Mike Moore was Prime Minister for eight and a-half weeks. Helen Clark next June will have been Prime Minister for eight and a-half years.
Moore, of course, went on to an international job far bigger than Prime Minister of a mini-country, so a comparison of his and Clark’s time in office is odious. The same goes for the fact that in Moore’s two elections as leader Labour’s share of the vote dropped both times, the first time by 13 per cent, while in Clark’s four elections there have been two rises and two falls for a net gain of 6 per cent.
And it is time to park in history Moore’s membership of a group of male Labour MPs, including subsequent ACT apostles Sir Roger Douglas and Richard Prebble and sympathiser Michael Bassett, who distrusted and disliked Clark and resisted her advancement in the 1980s. Her longevity in office has been an insult to their judgment.
Next Monday Clark will pass Sir Sidney Holland to become the seventh longest-serving head of government (after Richard Seddon, Bill Massey, Sir Keith Holyoake, Peter Fraser, Edward Stafford and Sir Robert Muldoon). She is set to pass Muldoon next year and could pass Stafford if she delays the election to late October or early November. She is the second longest-serving Labour leader, only three years short of first leader Harry Holland’s 17 years.

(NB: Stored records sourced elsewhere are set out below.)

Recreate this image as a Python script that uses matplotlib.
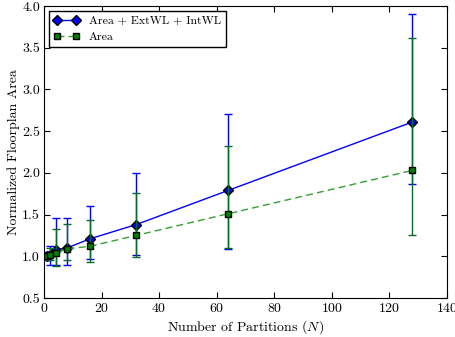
import matplotlib
matplotlib.use("Agg")
import matplotlib.pyplot as plt
from matplotlib.lines import Line2D

plt.rcParams['font.family'] = ['cmr10', 'DejaVu Serif']
plt.rcParams['mathtext.fontset'] = 'cm'
plt.rcParams['axes.formatter.use_mathtext'] = True
plt.rcParams['font.size'] = 10

N = [1, 2, 4, 8, 16, 32, 64, 128]
full_mean = [1.00, 1.01, 1.08, 1.10, 1.21, 1.38, 1.79, 2.61]
full_hi = [1.05, 1.12, 1.46, 1.46, 1.60, 2.00, 2.71, 3.91]
full_lo = [0.95, 0.90, 0.90, 0.90, 0.97, 1.02, 1.09, 1.87]
area_mean = [1.00, 1.01, 1.04, 1.09, 1.12, 1.25, 1.51, 2.03]
area_hi = [1.03, 1.10, 1.33, 1.39, 1.44, 1.76, 2.32, 3.62]
area_lo = [0.97, 0.95, 0.88, 0.96, 0.93, 0.99, 1.10, 1.26]
labels = ['Area + ExtWL + IntWL', 'Area']

fig = plt.figure(figsize=(4.56, 3.37), dpi=100)
ax = fig.add_axes([0.0965, 0.1157, 0.8835, 0.8663])

fe = [[m - l for m, l in zip(full_mean, full_lo)], [h - m for m, h in zip(full_mean, full_hi)]]
ae = [[m - l for m, l in zip(area_mean, area_lo)], [h - m for m, h in zip(area_mean, area_hi)]]

green_line = '#33a033'
ax.errorbar(N, full_mean, yerr=fe, fmt='-', color='b', marker='D', markersize=5,
            markerfacecolor='b', markeredgecolor='k', markeredgewidth=1.0,
            ecolor='b', capsize=3, elinewidth=1, lw=1, zorder=3)
ax.errorbar(N, area_mean, yerr=ae, fmt='--', color=green_line, marker='s', markersize=5,
            markerfacecolor='g', markeredgecolor='k', markeredgewidth=1.0,
            ecolor='#0a6a2a', capsize=3, elinewidth=1, lw=1, dashes=(5, 3), zorder=4)

ax.set_xlim(0, 140)
ax.set_ylim(0.5, 4.0)
ax.set_xticks([0, 20, 40, 60, 80, 100, 120, 140])
ax.set_yticks([0.5, 1.0, 1.5, 2.0, 2.5, 3.0, 3.5, 4.0])
ax.set_yticklabels(['0.5', '1.0', '1.5', '2.0', '2.5', '3.0', '3.5', '4.0'])
ax.tick_params(direction='in', top=True, right=True, length=4, pad=3)
ax.set_xlabel('Number of Partitions ($N$)', fontsize=10, labelpad=2)
ax.set_ylabel('Normalized Floorplan Area', fontsize=10, labelpad=1)

h1 = Line2D([], [], color='b', lw=1, marker='D', markersize=5,
            markerfacecolor='b', markeredgecolor='k')
h2 = Line2D([], [], color=green_line, lw=1, ls='--', dashes=(5, 3), marker='s', markersize=5,
            markerfacecolor='g', markeredgecolor='k')
leg = ax.legend([h1, h2], labels, loc='upper left', numpoints=2, fontsize=8.5, fancybox=False,
                framealpha=1, edgecolor='k', borderaxespad=0.4, handlelength=2.2)
leg.get_frame().set_linewidth(1)

fig.savefig('out.png', dpi=100)
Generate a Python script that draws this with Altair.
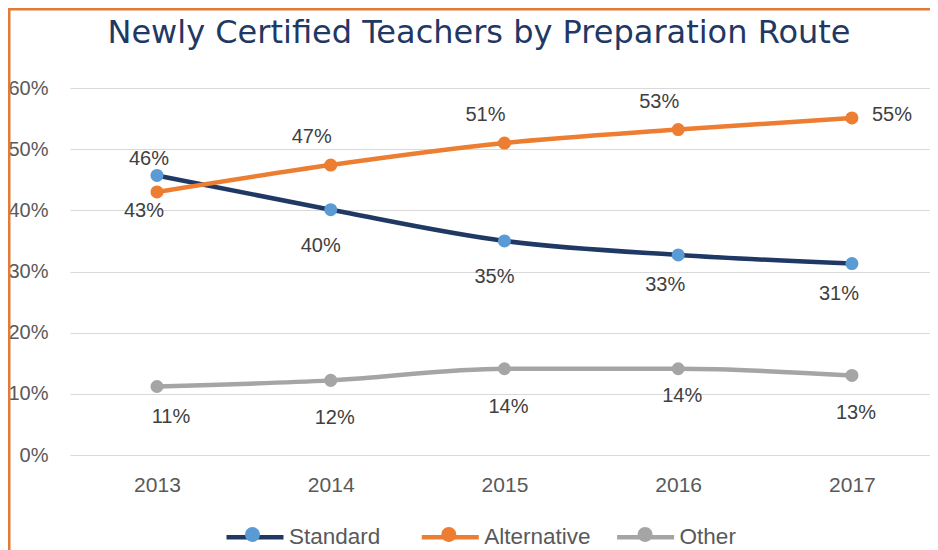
import altair as alt
import pandas as pd

# ---- data ----
years = ["2013", "2014", "2015", "2016", "2017"]
series_names = ["Standard", "Alternative", "Other"]
standard = [0.457, 0.401, 0.350, 0.327, 0.313]
alternative = [0.430, 0.474, 0.510, 0.532, 0.551]
other = [0.112, 0.122, 0.141, 0.141, 0.130]
# label placement style for each data label
standard_label_pos = ["above", "below_left_far", "below_left_far", "below_left", "below_left"]
alternative_label_pos = ["below_left_near", "above_left", "above_left", "above_left", "right"]
other_label_pos = ["below_right", "below", "below", "below_near", "below"]
y_ticks = [0, 0.1, 0.2, 0.3, 0.4, 0.5, 0.6]
title_text = "Newly Certified Teachers by Preparation Route"

# ---- styles ----
line_colors = ["#1f3864", "#ed7d31", "#a5a5a5"]
marker_colors = ["#5b9bd5", "#ed7d31", "#a5a5a5"]
FONT = "Liberation Sans"
W, H = 860, 367
PAD = {"left": 62, "top": 80, "right": 0, "bottom": 95}
BORDER = "#e07b39"
# pixel offsets (dx, dy) of each label style
LABEL_STYLES = {
    "above": dict(dx=-8, dy=-16),
    "above_left": dict(dx=-19, dy=-28),
    "below_left_far": dict(dx=-10, dy=36),
    "below_left": dict(dx=-13, dy=30),
    "below_left_near": dict(dx=-13, dy=19),
    "below": dict(dx=4, dy=38),
    "below_near": dict(dx=4, dy=27),
    "below_right": dict(dx=14, dy=31),
}

rows = []
for name, vals, poss in zip(series_names,
                            [standard, alternative, other],
                            [standard_label_pos, alternative_label_pos, other_label_pos]):
    for yr, v, p in zip(years, vals, poss):
        rows.append({"year": yr, "series": name, "value": v, "pos": p})
df = pd.DataFrame(rows)

x_enc = alt.X("year:O", sort=years,
              scale=alt.Scale(type="point", padding=0.475, align=0.527),
              axis=alt.Axis(title=None, labelAngle=0, labelFont=FONT, labelFontSize=21,
                            labelColor="#595959", labelPadding=19, ticks=False,
                            domain=False, grid=False))
y_enc = alt.Y("value:Q",
              scale=alt.Scale(domain=[0, 0.6], nice=False, zero=True),
              axis=alt.Axis(title=None, format=".0%", values=y_ticks, labelFont=FONT,
                            labelFontSize=20, labelColor="#595959", labelPadding=22,
                            ticks=False, domain=False, gridColor="#d9d9d9", gridWidth=1))

base = alt.Chart(df).encode(x=x_enc, y=y_enc)

legend_common = dict(title=None, orient="none", legendX=154, legendY=418,
                     direction="horizontal", symbolSize=3249, labelFont=FONT,
                     labelFontSize=22.5, labelColor="#595959", labelOffset=3,
                     gridAlign="all")

lines = base.mark_line(strokeWidth=4.5, interpolate="monotone").encode(
    color=alt.Color("series:N", sort=series_names,
                    scale=alt.Scale(domain=series_names, range=line_colors),
                    legend=alt.Legend(symbolType="stroke", symbolStrokeWidth=4.5,
                                      columnPadding=16.3, **legend_common)))

# marker legend: no labels, same column stride as the line legend
circle_path = "M0.26,0A0.26,0.26,0,1,1,-0.26,0A0.26,0.26,0,1,1,0.26,0Z"
points = base.mark_circle(size=170, opacity=1).encode(
    color=alt.Color("series:N", sort=series_names,
                    scale=alt.Scale(domain=series_names, range=marker_colors),
                    legend=alt.Legend(symbolType=circle_path, symbolStrokeWidth=0,
                                      symbolOpacity=1, labelExpr="''",
                                      columnPadding=136.3, **legend_common)))


def labels(pos, **kw):
    return base.transform_filter(alt.datum.pos == pos).mark_text(
        font=FONT, fontSize=20, color="#404040", baseline="middle", **kw
    ).encode(text=alt.Text("value:Q", format=".0%"))


label_layers = [labels(name, **off) for name, off in LABEL_STYLES.items()]
label_layers.append(labels("right", align="left", dx=20, dy=-3))

one = alt.Data(values=[{"k": 1}])
title_mark = alt.Chart(one).mark_text(
    text=title_text, font="DejaVu Sans", fontSize=32, color="#1f3864",
    align="center", baseline="alphabetic").encode(x=alt.value(409), y=alt.value(-45))
border_top = alt.Chart(one).mark_rule(color=BORDER, strokeWidth=2.5).encode(
    x=alt.value(-PAD["left"]), x2=alt.value(W), y=alt.value(-PAD["top"] + 1.25))
border_left = alt.Chart(one).mark_rule(color=BORDER, strokeWidth=2.5).encode(
    x=alt.value(-PAD["left"] + 1.25), y=alt.value(-PAD["top"]), y2=alt.value(H + PAD["bottom"]))

chart = alt.layer(
    lines, points, *label_layers, title_mark, border_top, border_left
).resolve_scale(color="independent").properties(
    width=W, height=H,
    autosize=alt.AutoSizeParams(type="none"),
    padding=PAD,
    background="white",
).configure_view(stroke=None)

chart.save("out.html", embed_options={"renderer": "svg", "actions": False})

Not bad for a gawky, shy misfit. You don’t get to be Prime Minister for three terms by mistake or luck. There has to be something deeper.
There is.
She has brought a coherence to policy. Not in the day-to-day detail, where there are many missteps and muddles, but in the general direction. That National has covered off many of the 2005 differences testifies to that.
So Clark’s “correction” of what she saw as excessive reliance on markets in the 1990s has been by and large accepted in social and economic policy. Clark, once economically illiterate, has learnt enough economics to understand Treasury briefs. She swots hard, is almost always compendiously briefed and adds in a high intelligence and steeltrap memory.
A National government will tweak the rudder again to “correct” what it sees as her excessive reliance on the state, the better to reflect a rising generation’s different preoccupations from those of Clark’s generation. But there will be no wrenching of the tiller.
The same goes for Clark’s reorientation of foreign and defence policy. National’s “geriatric generals”, as one its younger members calls them, have been retired.
There will be differences but no drama upon an eventual change of government. The most likely shift will be a pacification of grumpy old generals in the Pentagon whose anger at Clark counterpoints the otherwise momentous moves by her and the State Department to re-normalise the relationship.
Europhile Clark has also accelerated the long overdue navigation towards a China policy. A White Paper on relations with Asia is due soon.
Clark has deepened the “independence”, “heritage” and “identity” work begun by her peers in the 1970s in the arts: commemorating past battles (this year Passchendaele); marking formal milestones (a day-long symposium noting the centenary of Dominion Day on September 26); turning up at all sorts of high and popular cultural events, including those of migrant minorities; backing small-town museum initiatives.
Clark says she is “proud” to be a New Zealander and has “never wanted to live anywhere else”, an implicit contrast with recent returnee John Key, who lived in London, New York, Singapore and Sydney. (But her logical post-prime-ministerial job is international, recognising foreigners’ high regard for her.)
Like all top dogs, she has flaws and faults, some rather big. She too often sees enemies where she could see potential co-optees. She can’t project and carry through a “vision”. This year was supposed to be the government’s “sustainability” year. There is a lot going on and there will be a stack of announcements through the next three months but it is a behind-scenes strategy, not a national mission (though Germans think it is and have invited her to speak about it in November). She is too cautious for missions. Her feet are of clay, not winged.
That failure to coopt and to enthuse is an ingredient in the current public turnoff. Clark’s government is beset by bad news, tightening household finances, ministerial and administrative slippages and errors of judgment, not least the bizarre Electoral Finance Bill. And, like John Howard, Clark is up against a spunky next-generation opposition leader.
But one senior Nationalist has tried to bet with me she will get her coveted fourth term. She gives every sign of still revelling in the job. She will fight every corner next election. It is not time to write her off.
And even if she loses, there is a fair possibility history will judge her time at the helm to have been among the most substantial. Points are not won in history; they are earned. Clark the slogger and swot has earned a few.